Return the listing below verbatim. Pictures do not belong in the copy.
# # #
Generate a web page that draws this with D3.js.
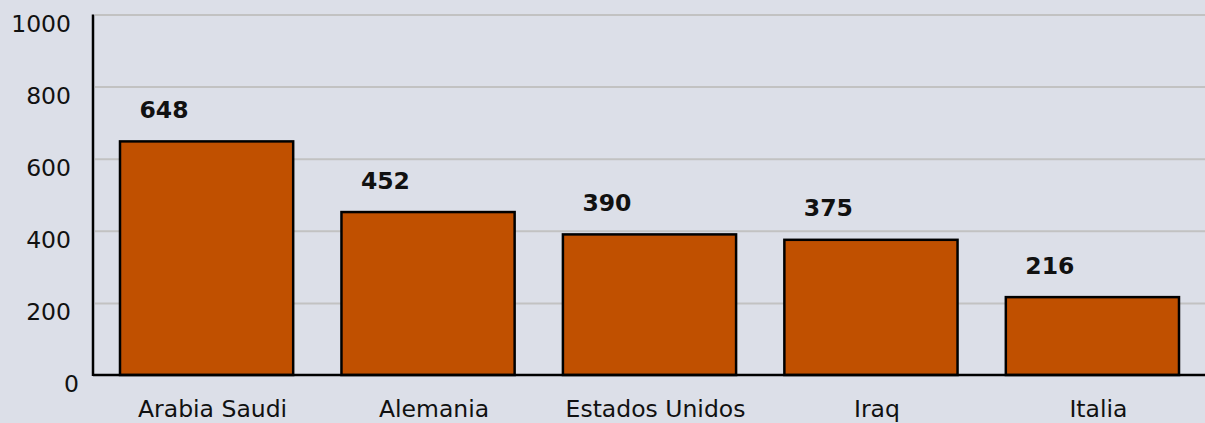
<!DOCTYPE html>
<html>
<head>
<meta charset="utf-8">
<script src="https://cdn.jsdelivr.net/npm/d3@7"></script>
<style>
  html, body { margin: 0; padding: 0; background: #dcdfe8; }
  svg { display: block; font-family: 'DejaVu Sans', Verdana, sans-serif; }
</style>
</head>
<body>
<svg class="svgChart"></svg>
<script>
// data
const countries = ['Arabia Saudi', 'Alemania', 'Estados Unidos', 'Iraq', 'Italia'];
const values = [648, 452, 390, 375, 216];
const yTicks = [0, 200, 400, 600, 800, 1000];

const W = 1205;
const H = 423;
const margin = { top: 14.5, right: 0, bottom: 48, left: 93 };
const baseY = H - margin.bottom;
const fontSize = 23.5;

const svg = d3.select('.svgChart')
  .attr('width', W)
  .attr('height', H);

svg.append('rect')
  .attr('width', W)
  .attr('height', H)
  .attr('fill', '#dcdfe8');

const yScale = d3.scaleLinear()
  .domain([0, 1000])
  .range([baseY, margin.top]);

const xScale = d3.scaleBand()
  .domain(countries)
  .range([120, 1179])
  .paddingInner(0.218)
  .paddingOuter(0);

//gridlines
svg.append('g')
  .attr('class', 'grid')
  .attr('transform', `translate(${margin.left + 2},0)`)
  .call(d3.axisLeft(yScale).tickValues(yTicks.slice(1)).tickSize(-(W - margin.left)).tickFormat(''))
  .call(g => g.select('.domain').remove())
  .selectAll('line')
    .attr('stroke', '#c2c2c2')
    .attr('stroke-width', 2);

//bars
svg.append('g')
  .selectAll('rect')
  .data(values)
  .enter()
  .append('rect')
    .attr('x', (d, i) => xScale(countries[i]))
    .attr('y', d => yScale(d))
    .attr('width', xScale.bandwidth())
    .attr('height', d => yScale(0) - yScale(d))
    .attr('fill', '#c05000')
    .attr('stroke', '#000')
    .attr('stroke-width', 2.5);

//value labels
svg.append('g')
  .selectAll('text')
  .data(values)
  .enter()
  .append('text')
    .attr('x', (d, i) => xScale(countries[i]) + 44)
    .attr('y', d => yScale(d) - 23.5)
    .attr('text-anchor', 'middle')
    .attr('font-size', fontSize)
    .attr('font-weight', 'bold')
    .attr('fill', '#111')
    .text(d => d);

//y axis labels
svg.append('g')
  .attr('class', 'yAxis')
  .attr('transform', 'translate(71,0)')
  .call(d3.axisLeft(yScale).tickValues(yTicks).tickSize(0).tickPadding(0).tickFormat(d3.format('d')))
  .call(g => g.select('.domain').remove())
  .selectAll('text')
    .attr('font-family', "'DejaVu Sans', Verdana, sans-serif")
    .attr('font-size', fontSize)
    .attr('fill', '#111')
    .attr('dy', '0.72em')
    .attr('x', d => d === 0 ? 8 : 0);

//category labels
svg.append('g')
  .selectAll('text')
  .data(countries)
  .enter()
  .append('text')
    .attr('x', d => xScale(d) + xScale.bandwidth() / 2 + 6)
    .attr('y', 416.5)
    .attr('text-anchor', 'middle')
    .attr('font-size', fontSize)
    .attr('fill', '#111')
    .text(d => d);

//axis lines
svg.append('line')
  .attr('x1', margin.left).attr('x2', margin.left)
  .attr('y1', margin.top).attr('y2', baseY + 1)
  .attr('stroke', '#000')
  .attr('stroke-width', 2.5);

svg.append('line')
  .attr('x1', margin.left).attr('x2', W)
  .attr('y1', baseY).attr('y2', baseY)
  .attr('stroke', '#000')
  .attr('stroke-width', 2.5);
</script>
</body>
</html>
# # #
◆ **Answer to the task**:
Generate a web page that draws this with D3.js.
<!DOCTYPE html>
<html>
<head>
<meta charset="utf-8">
<script src="https://cdn.jsdelivr.net/npm/d3@7"></script>
<style>
  html, body { margin: 0; padding: 0; background: #dcdfe8; }
  svg { display: block; font-family: 'DejaVu Sans', Verdana, sans-serif; }
</style>
</head>
<body>
<svg class="svgChart"></svg>
<script>
// data
const countries = ['Arabia Saudi', 'Alemania', 'Estados Unidos', 'Iraq', 'Italia'];
const values = [648, 452, 390, 375, 216];
const yTicks = [0, 200, 400, 600, 800, 1000];

const W = 1205;
const H = 423;
const margin = { top: 14.5, right: 0, bottom: 48, left: 93 };
const baseY = H - margin.bottom;
const fontSize = 23.5;

const svg = d3.select('.svgChart')
  .attr('width', W)
  .attr('height', H);

svg.append('rect')
  .attr('width', W)
  .attr('height', H)
  .attr('fill', '#dcdfe8');

const yScale = d3.scaleLinear()
  .domain([0, 1000])
  .range([baseY, margin.top]);

const xScale = d3.scaleBand()
  .domain(countries)
  .range([120, 1179])
  .paddingInner(0.218)
  .paddingOuter(0);

//gridlines
svg.append('g')
  .attr('class', 'grid')
  .attr('transform', `translate(${margin.left + 2},0)`)
  .call(d3.axisLeft(yScale).tickValues(yTicks.slice(1)).tickSize(-(W - margin.left)).tickFormat(''))
  .call(g => g.select('.domain').remove())
  .selectAll('line')
    .attr('stroke', '#c2c2c2')
    .attr('stroke-width', 2);

//bars
svg.append('g')
  .selectAll('rect')
  .data(values)
  .enter()
  .append('rect')
    .attr('x', (d, i) => xScale(countries[i]))
    .attr('y', d => yScale(d))
    .attr('width', xScale.bandwidth())
    .attr('height', d => yScale(0) - yScale(d))
    .attr('fill', '#c05000')
    .attr('stroke', '#000')
    .attr('stroke-width', 2.5);

//value labels
svg.append('g')
  .selectAll('text')
  .data(values)
  .enter()
  .append('text')
    .attr('x', (d, i) => xScale(countries[i]) + 44)
    .attr('y', d => yScale(d) - 23.5)
    .attr('text-anchor', 'middle')
    .attr('font-size', fontSize)
    .attr('font-weight', 'bold')
    .attr('fill', '#111')
    .text(d => d);

//y axis labels
svg.append('g')
  .attr('class', 'yAxis')
  .attr('transform', 'translate(71,0)')
  .call(d3.axisLeft(yScale).tickValues(yTicks).tickSize(0).tickPadding(0).tickFormat(d3.format('d')))
  .call(g => g.select('.domain').remove())
  .selectAll('text')
    .attr('font-family', "'DejaVu Sans', Verdana, sans-serif")
    .attr('font-size', fontSize)
    .attr('fill', '#111')
    .attr('dy', '0.72em')
    .attr('x', d => d === 0 ? 8 : 0);

//category labels
svg.append('g')
  .selectAll('text')
  .data(countries)
  .enter()
  .append('text')
    .attr('x', d => xScale(d) + xScale.bandwidth() / 2 + 6)
    .attr('y', 416.5)
    .attr('text-anchor', 'middle')
    .attr('font-size', fontSize)
    .attr('fill', '#111')
    .text(d => d);

//axis lines
svg.append('line')
  .attr('x1', margin.left).attr('x2', margin.left)
  .attr('y1', margin.top).attr('y2', baseY + 1)
  .attr('stroke', '#000')
  .attr('stroke-width', 2.5);

svg.append('line')
  .attr('x1', margin.left).attr('x2', W)
  .attr('y1', baseY).attr('y2', baseY)
  .attr('stroke', '#000')
  .attr('stroke-width', 2.5);
</script>
</body>
</html>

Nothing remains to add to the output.